Avec cette affaire, nous voyons comment le drame des migrants qui mettent en danger leur vie en tentant d’arriver sur le sol européen à la recherche de meilleures conditions de vies est utilisé comme une monnaie de marchandage par ces Etats réactionnaires. L’Espagne et l’UE offrent des faveurs économiques au Maroc en échange de la protection de leurs frontières et du contrôle du flux migratoire. Le Maroc, lui, profite de ce levier offert par les impérialistes pour négocier non seulement des faveurs économiques mais également géopolitiques.

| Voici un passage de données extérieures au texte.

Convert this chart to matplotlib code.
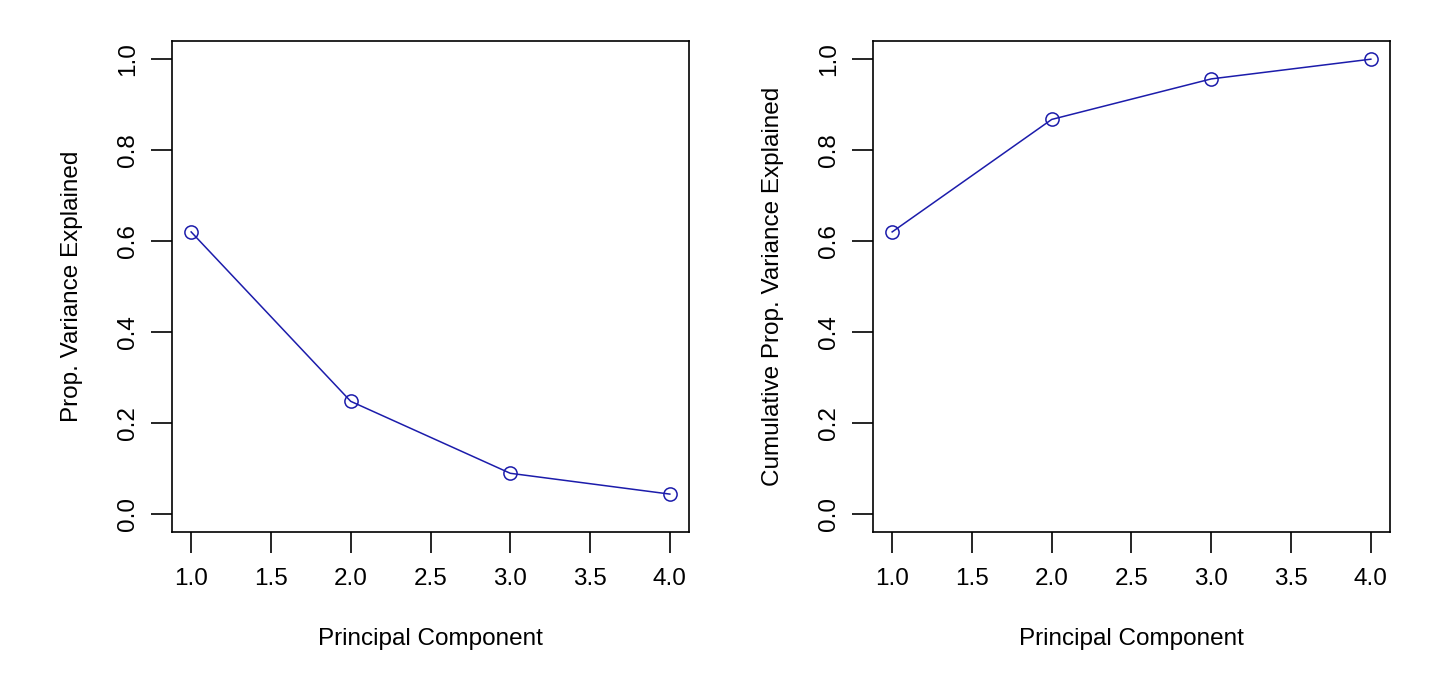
import numpy as np
import matplotlib.pyplot as plt

plt.rcParams['font.family'] = ['Liberation Sans', 'DejaVu Sans']

componentes = [1, 2, 3, 4]
pve = [0.6200604, 0.2474413, 0.0891408, 0.0433575]
pveAcumulada = [0.6200604, 0.8675017, 0.9566425, 1.0]
xTicks = [1.0, 1.5, 2.0, 2.5, 3.0, 3.5, 4.0]
yTicks = [0.0, 0.2, 0.4, 0.6, 0.8, 1.0]

fig = plt.figure(figsize=(14.48, 6.89), dpi=100)
ax1 = fig.add_axes([172/1448, 157/689, 517/1448, 491/689])
ax2 = fig.add_axes([873/1448, 157/689, 517/1448, 491/689])

colorLinea = '#1c1cab'


def graficar(ax, valores, etiquetaY):
    ax.plot(componentes, valores, color=colorLinea, linewidth=1.1,
            marker='o', markersize=9.5, markerfacecolor='none',
            markeredgecolor=colorLinea, markeredgewidth=1.1)
    ax.set_xlim(0.88, 4.12)
    ax.set_ylim(-0.04, 1.04)
    ax.set_xticks(xTicks)
    ax.set_xticklabels(['%.1f' % t for t in xTicks])
    ax.set_yticks(yTicks)
    ax.set_yticklabels(['%.1f' % t for t in yTicks], rotation=90, va='center')
    ax.tick_params(length=15, width=1.2, labelsize=17.5)
    ax.tick_params(axis='x', pad=11)
    ax.tick_params(axis='y', pad=9)
    for s in ax.spines.values():
        s.set_linewidth(1.2)
    ax.set_xlabel('Principal Component', fontsize=17.5, labelpad=27)
    ax.set_ylabel(etiquetaY, fontsize=17.5, labelpad=24)


graficar(ax1, pve, 'Prop. Variance Explained')
graficar(ax2, pveAcumulada, 'Cumulative Prop. Variance Explained')

fig.savefig('out.png', dpi=100)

Mais cette attitude néfaste du royaume n’est pas étonnante. En novembre dernier le Maroc a négocié avec les Etats-Unis la « normalisation » de ses relations avec l’Etat colonialiste d’Israël en échange de la reconnaissance par Washington de la souveraineté marocaine sur le Sahara Occidental. De cette façon Rabat non seulement avançait dans son projet colonisateur au Sahara mais par la même occasion abandonnait la cause de la libération nationale palestinienne. Le Maroc rejoignait ainsi tout un groupe de monarchies et dictatures arabes ennemies de la Palestine.

Les puissances impérialistes, à commencer par la France, même si elles sont plus précautionneuses sur la reconnaissance de la souveraineté marocaine sur le Sahara Occidental, voient cette normalisation des relations avec Israël d’un très bon œil. La France de son côté a intérêt à une reconnaissance de la souveraineté marocaine sur le Sahara Occidental étant donné ses projets de faire du pays un point d’appui pour la création de corridors commerciaux depuis la Méditerranée jusqu’en Afrique de l’Ouest.

Tous ces éléments donnent des ailes au Maroc pour faire pression sur l’Espagne et sur l’UE afin qu’ils reconnaissent sa souveraineté. C’est pour cela que dans les pays impérialistes le mouvement ouvrier doit rejeter avec force les discours xénophobes et réactionnaires, se battre pour mettre fin à « l’Europe forteresse » et imposer l’ouverture des frontières et un accueil décent pour les migrants fuyant la misère, les guerres ou les dérèglements climatiques provoquées par les puissances impérialistes elles-mêmes.